To my mind, there is pressure to get a meeting on when Sky are in town. Lead commentator Nigel Pearson tweeted after the abandonment in Manchester that there was no pressure from Sky to ensure the meeting went ahead. Of course, I accept his word. However, there are the unspoken pressures. Look in the car park at Arlington whenever Sky broadcast a meeting and you can see what an investment the TV company makes every time it goes to a speedway track. Look at the number of staff – not just those on screen – and the seemingly endless miles of cable laid to get those pictures from trackside to our television sets. It’s expensive and that must add to the pressure. In addition, the company which holds the media rights for the sport are always represented at the track, with the Speedway Control Bureau having a referee plus a meeting steward present. Pressure comes in different ways and clubs must feel that sort of unspoken pressure. Eagles captain Cameron Woodward apparently said on Monday night that he would long been on his way home had the match not been on Sky. We know the meeting went as far as the first corner when there was a crash. The referee ordered a re-run but it never took place: the meeting steward said that’s enough. Years ago, meetings tended to go ahead in really wet conditions. Riders donned boiler suits and splashed round in the mud. There are some fantastic black and white photographs around of riders absolutely covered.
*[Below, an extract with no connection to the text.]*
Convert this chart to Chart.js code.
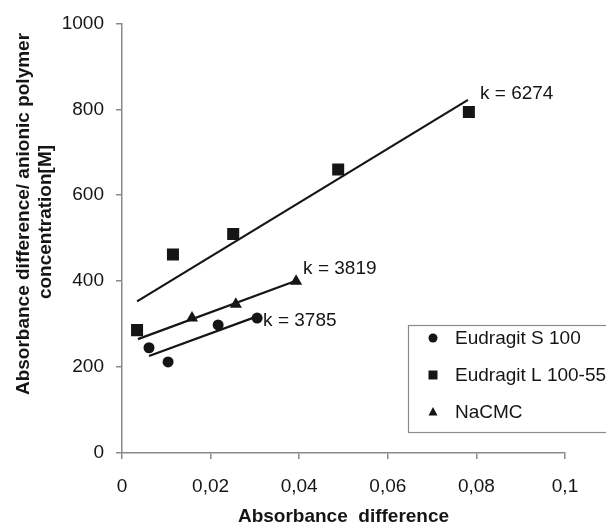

I don’t think Sky would want that now – the “races” were processional with only a few nerveless (mad?) riders willing to give it a real go. And, rider safety must be paramount.
So, let’s turn to my second point. Covering tracks is not as easy as it sounds. There are the practical problems of getting the covering down, ensuring there are no places where water can leak in and you still have to get the track ready for racing.
And, of course, it can rain as the meeting begins – just as it did at Belle Vue on Monday.
I understand that tracks “sweat” under covers; which can make the surface slimey and tricky to race on.
There must be a solution but at the moment speedway seems as far away from finding one as they did when racing began near a pub in the Epping Forest in 1928.
The Lifestyle Eagles now have a break from action at Arlington until Saturday, May 5 when Coventry are the visitors.
Speedway in Sussex will now follow a largely fortnightly pattern across the summer as the Eagles dodge around grand prix and other FIM fixtures on a Saturday night.
Last Saturday, the Eagles beat Peterborough but could not do enough to secure the bonus point which went to the visitors for losing by fewer than seven points.
Eastbourne led by 14 points at one stage but a double-points tactical ride from Kenneth Bjerre, with wonderkid Michael Jepsen Jensen, in tow gave Peterborough an 8-1 heat win. A 5-1 in the next race set up a tense finish but the Eagles held on at the death to win.